As with prairie seed, the purpose of stratifying our native shrub seed is to simulate going through a chill cycle so the embryo will sense that winter has come and gone, and warmer temperatures now mean that spring has arrived and it is time to grow. But for shrubs, the seed is embedded in a fruit designed to be eaten by birds and then dispersed across the landscape. So their stratification needs to also simulate the bird part of the cycle in order to properly set the embryo’s chemical clock for next winter and spring.

The fleshy edible part of the fruit as it ripens in late summer or early autumn provides a warm and moist environment for the seed within. To protect it from germinating while still on the bush, the flesh contains growth inhibitors designed to stop sprouting, without harming the critters attracted to eating it, including you and me. Thus the first step toward freedom to germinate is stripping away the fruit flesh by critters soon after it ripens, or the inhibitors may kill or damage the embryo.

Gray dogwood fruits in abundance, awaiting the arrival of flocks of cedar waxwings.

The body temperature of birds exceeds ours by some 5 – 7 °F, and the embryo is attuned to this also. As the fruit is macerated in the bird’s crop, the flesh is eroded away, taking the inhibitors with it and leaving clean seed. We simulate this step by soaking the fruit in warm water for 3-5 days, until the flesh gets mushy and then working the pulp through a metal screen or colander and wearing it down to clean seed.

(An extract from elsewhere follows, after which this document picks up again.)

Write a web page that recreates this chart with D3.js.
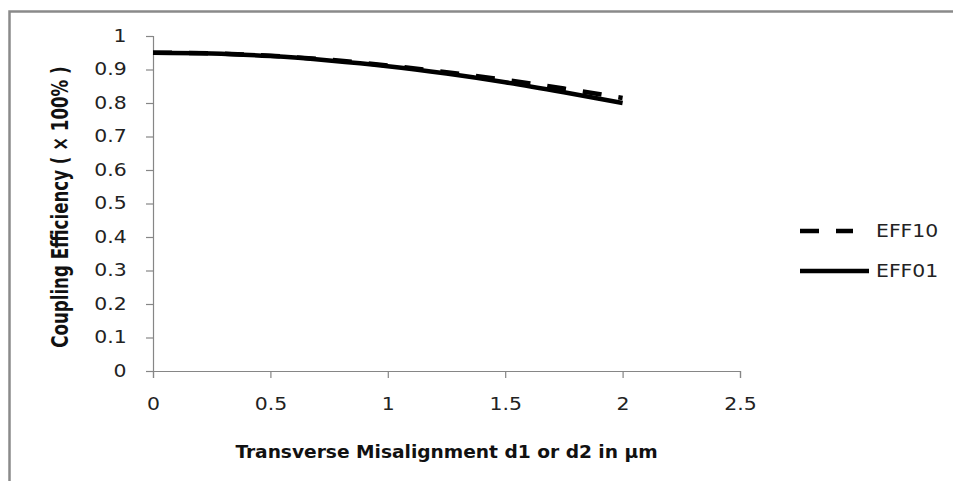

Out in nature, the cleaned seed is defecated by the bird onto the ground, which is destined to get cold as autumn turns to winter. Snow and ice help keep the seed from drying out and protects it from predators. We simulate this by stratification: my preference is to spread the seed atop long fiber sphagnum moss dampened occasionally, but others use damp sawdust, sand, or other media. As with fine prairie seed, mold is the enemy, although some seeds with hard and glossy seed coats can tolerate a bit of mold. A key to preventing mold is to scrub the seed really clean on the screen, with a final scrub with dilute bleach. Slightly moldy seed can sometimes be rescued by rescrubbing with dilute bleach.

The seed is then winter stratified for at least two months, then plant the seed indoors or outside depending upon your post-germination plans. Some hard-coated seeds adsorb soil moisture slowly and take additional months to germinate after planting, especially if outdoors.

For large seed not eaten by birds – for example pawpaw or honey locust – you can skip the temperature part and just clean and stratify.
There is also an alternative plan for starting native shrubs. Simply clean the seed and plant it shallow in a sunny growing bed in autumn. The heat of the next summer will simulate the bird gizzard temperatures, and then the following winter will be the real thing for the seed.

It will germinate the next spring if it escapes the mice and voles. Making a little germination bed and covering it with ¼” mesh hardware cloth that extends down the sides to deter critters from burrowing under can save your seed.
Fruits that fall to the ground naturally can get their seeds cleaned by bugs, worms, and microbes, and can bypass birds by going through the above two-year germination cycle.

So if you planted some native shrub seed in your garden last spring and they didn’t grow, they may still be alive and working their way through the very specific two-year sequence that you imposed on them by bypassing the birds.